El mundo debe priorizar mucho más la atención social a la ciudadanía. Antes son las personas que las actividades relacionadas con los flujos de capital y dinero entre individuo, empresas o Estados. Las finanzas deben integrarse con otros valores más sensibles a los seres humanos. Se ha perdido la sensibilidad hacia las familias y sus miembros, mientras las haciendas ocupan toda la atención de los líderes de gobierno. Ciertamente, resulta preocupante el apoyo que se da a los fríos mercados, siempre pendientes de sus batallas, muchas de estas contiendas generadas por especulación y desde el cinismo. Sin embargo, cuesta entender la indiferencia que prestamos para reducir la pobreza y el trabajo precario.
La atención social ha dejado de prevalecer como valor humano, el acceso equitativo a las oportunidades no pasa de ser un guión novelado. Lo que predomina hoy en día es una tasa de interés y una relación de inmoralidad sin precedentes, cuestión que podría resolverse si los movimientos de capital jamás perdieran de vista el bien general de la ciudadanía como objetivo final. Ni los Estados son democráticos, porque la lacra de la corrupción los desvirtúa como tales, y también el término social se ha adulterado, puesto que ha dejado de imperar el fortalecimiento de servicios básicos, así como la garantía de derechos considerados esenciales, para poder mantener un nivel de vida decente.
Los gobiernos, sobre todo europeos, andan afanados en rescatar las finanzas, en lugar de activar la integración de las clases sociales menos favorecidas. Nada parece importarles la exclusión y la marginación, la redistribución de las rentas, la ética de los poderes y de la ciudadanía, la asistencia sanitaria, la salud, la educación pública… En suma, los derechos sociales que todos los ciudadanos tenemos por el mero hecho de serlo, y que son los que nos humanizan. De nada parece haber servido que estos derechos económicos, sociales y culturales, se hayan ido positivando en diversas declaraciones y pactos. Son las finanzas, y solamente ellas, las que mueven gobierno y nos programan.

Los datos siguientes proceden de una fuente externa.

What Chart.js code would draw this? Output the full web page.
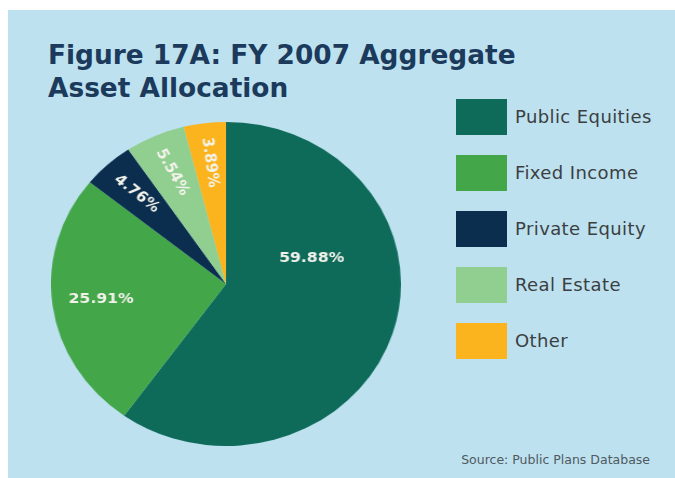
<!DOCTYPE html>
<html>
<head>
<meta charset="utf-8">
<script src="https://cdn.jsdelivr.net/npm/chart.js@4/dist/chart.umd.min.js"></script>
<style>
  html, body { margin:0; padding:0; background:#ffffff; }
  body { width:675px; height:478px; position:relative; overflow:hidden; font-family:"DejaVu Sans", sans-serif; }
  #panel { position:absolute; left:8px; top:10px; width:667px; height:468px; background:#bde1ef; }
  #title { position:absolute; left:48px; top:39px; font-weight:bold; font-size:26.4px; line-height:32.5px; color:#1b3a5c; white-space:nowrap; }
  #pieBox { position:absolute; left:51px; top:122px; width:350px; height:324px; }
  #pieBox canvas { transform-origin:0 0; transform:scaleX(1.0802); }
  #legend { position:absolute; left:456px; top:99px; }
  .item { position:absolute; left:0; width:220px; height:36px; }
  .sw { position:absolute; left:0; top:0; width:51px; height:36px; }
  .lt { position:absolute; left:59px; top:0; height:36px; line-height:36px; font-size:18px; color:#3b3f42; white-space:nowrap; letter-spacing:0.4px; }
  #source { position:absolute; right:25px; top:452px; font-size:12.5px; line-height:16px; color:#4f5a60; white-space:nowrap; }
</style>
</head>
<body>
<div id="panel"></div>
<div id="title">Figure 17A: FY 2007 Aggregate<br>Asset Allocation</div>
<div id="pieBox"><canvas id="pie" width="324" height="324"></canvas></div>
<div id="legend"></div>
<div id="source">Source: Public Plans Database</div>
<script>
const categories = ["Public Equities", "Fixed Income", "Private Equity", "Real Estate", "Other"];
const shares = [59.88, 25.91, 4.76, 5.54, 3.89];
const sliceColors = ["#0e6b5a", "#43a648", "#0c2e4e", "#90cf90", "#fbb41e"];

const sliceLabels = {
  id: 'sliceLabels',
  afterDatasetsDraw(chart, args, opts) {
    const ctx = chart.ctx;
    const meta = chart.getDatasetMeta(0);
    const vals = chart.data.datasets[0].data;
    const total = vals.reduce((a, b) => a + b, 0);
    ctx.save();
    ctx.font = opts.font;
    ctx.fillStyle = opts.color;
    ctx.textAlign = 'center';
    ctx.textBaseline = 'middle';
    meta.data.forEach((arc, i) => {
      const p = arc.getProps(['x', 'y', 'startAngle', 'endAngle', 'outerRadius'], true);
      const mid = (p.startAngle + p.endAngle) / 2;
      const o = (opts.placement && opts.placement[i]) || {};
      const ang = (o.angleDeg !== undefined) ? o.angleDeg * Math.PI / 180 : mid;
      const rr = (o.radius !== undefined ? o.radius : opts.radius) * p.outerRadius;
      const x = p.x + Math.cos(ang) * rr;
      const y = p.y + Math.sin(ang) * rr;
      ctx.save();
      ctx.translate(x, y);
      if (vals[i] / total < opts.radialBelow) ctx.rotate(mid + Math.PI + (o.rotShiftDeg || 0) * Math.PI / 180);
      ctx.fillText(vals[i].toFixed(2) + '%', 0, 0);
      ctx.restore();
    });
    ctx.restore();
  }
};

const chart = new Chart(document.getElementById('pie'), {
  type: 'pie',
  data: {
    labels: categories,
    datasets: [{ data: shares, backgroundColor: sliceColors, borderWidth: 0 }]
  },
  options: {
    responsive: false,
    maintainAspectRatio: false,
    devicePixelRatio: 1,
    animation: false,
    layout: { padding: 0 },
    plugins: {
      legend: { display: false },
      tooltip: { enabled: false },
      sliceLabels: {
        font: 'bold 14.5px "DejaVu Sans"',
        color: '#f3f3ec',
        radius: 0.755,
        radialBelow: 0.1,
        placement: { 0: { angleDeg: -18, radius: 0.515 }, 1: { radius: 0.72 }, 2: { rotShiftDeg: -7 }, 3: { rotShiftDeg: -4 } }
      }
    }
  },
  plugins: [sliceLabels]
});

// Legend built from the chart's own legend items
const legendEl = document.getElementById('legend');
const items = chart.options.plugins.legend.labels.generateLabels(chart);
items.forEach((it, i) => {
  const d = document.createElement('div');
  d.className = 'item';
  d.style.top = (i * 56) + 'px';
  const sw = document.createElement('div');
  sw.className = 'sw';
  sw.style.background = it.fillStyle;
  const t = document.createElement('div');
  t.className = 'lt';
  t.textContent = it.text;
  d.appendChild(sw); d.appendChild(t);
  legendEl.appendChild(d);
});
</script>
</body>
</html>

Me niego a que el valor de la persona se mida por sus finanzas, por su capacidad de ganar, gastar y consumir. Es cierto que si no creamos riqueza difícilmente podemos distribuirla, pero si se crea a base de una conducta impúdica, lo que genera es un desvalor en la persona, una degeneración que destruye convivencias y confianzas. Así, no se comprende cómo no ha habido más control en los sueldos políticos, en los líderes de las entidades crediticias, en la propia justicia. Vivimos un efecto de contagio ante tanta podredumbre, que han hecho resurgir verdaderas mafias de lo ajeno. Éstas tienen como objetivo: el mínimo esfuerzo con el máximo beneficio. No importa cómo y de qué manera se consiga, una buena capa todo lo tapa.
La crisis actual seguirá creciendo hasta que no pongamos verdadero empeño en salir del déficit de ética que nos desgobierna. El componente ético no puede obviarse de ninguna institución política, económica y judicial, sabiendo que por encima de la administración financiera, están las personas. Una administración, por cierto, sumamente nefasta; puesto que, tampoco, nos ha ayudado a realizar un correcto uso del dinero. No les interesaba, a los reyes de las finanzas, enseñarnos a ser hormigas.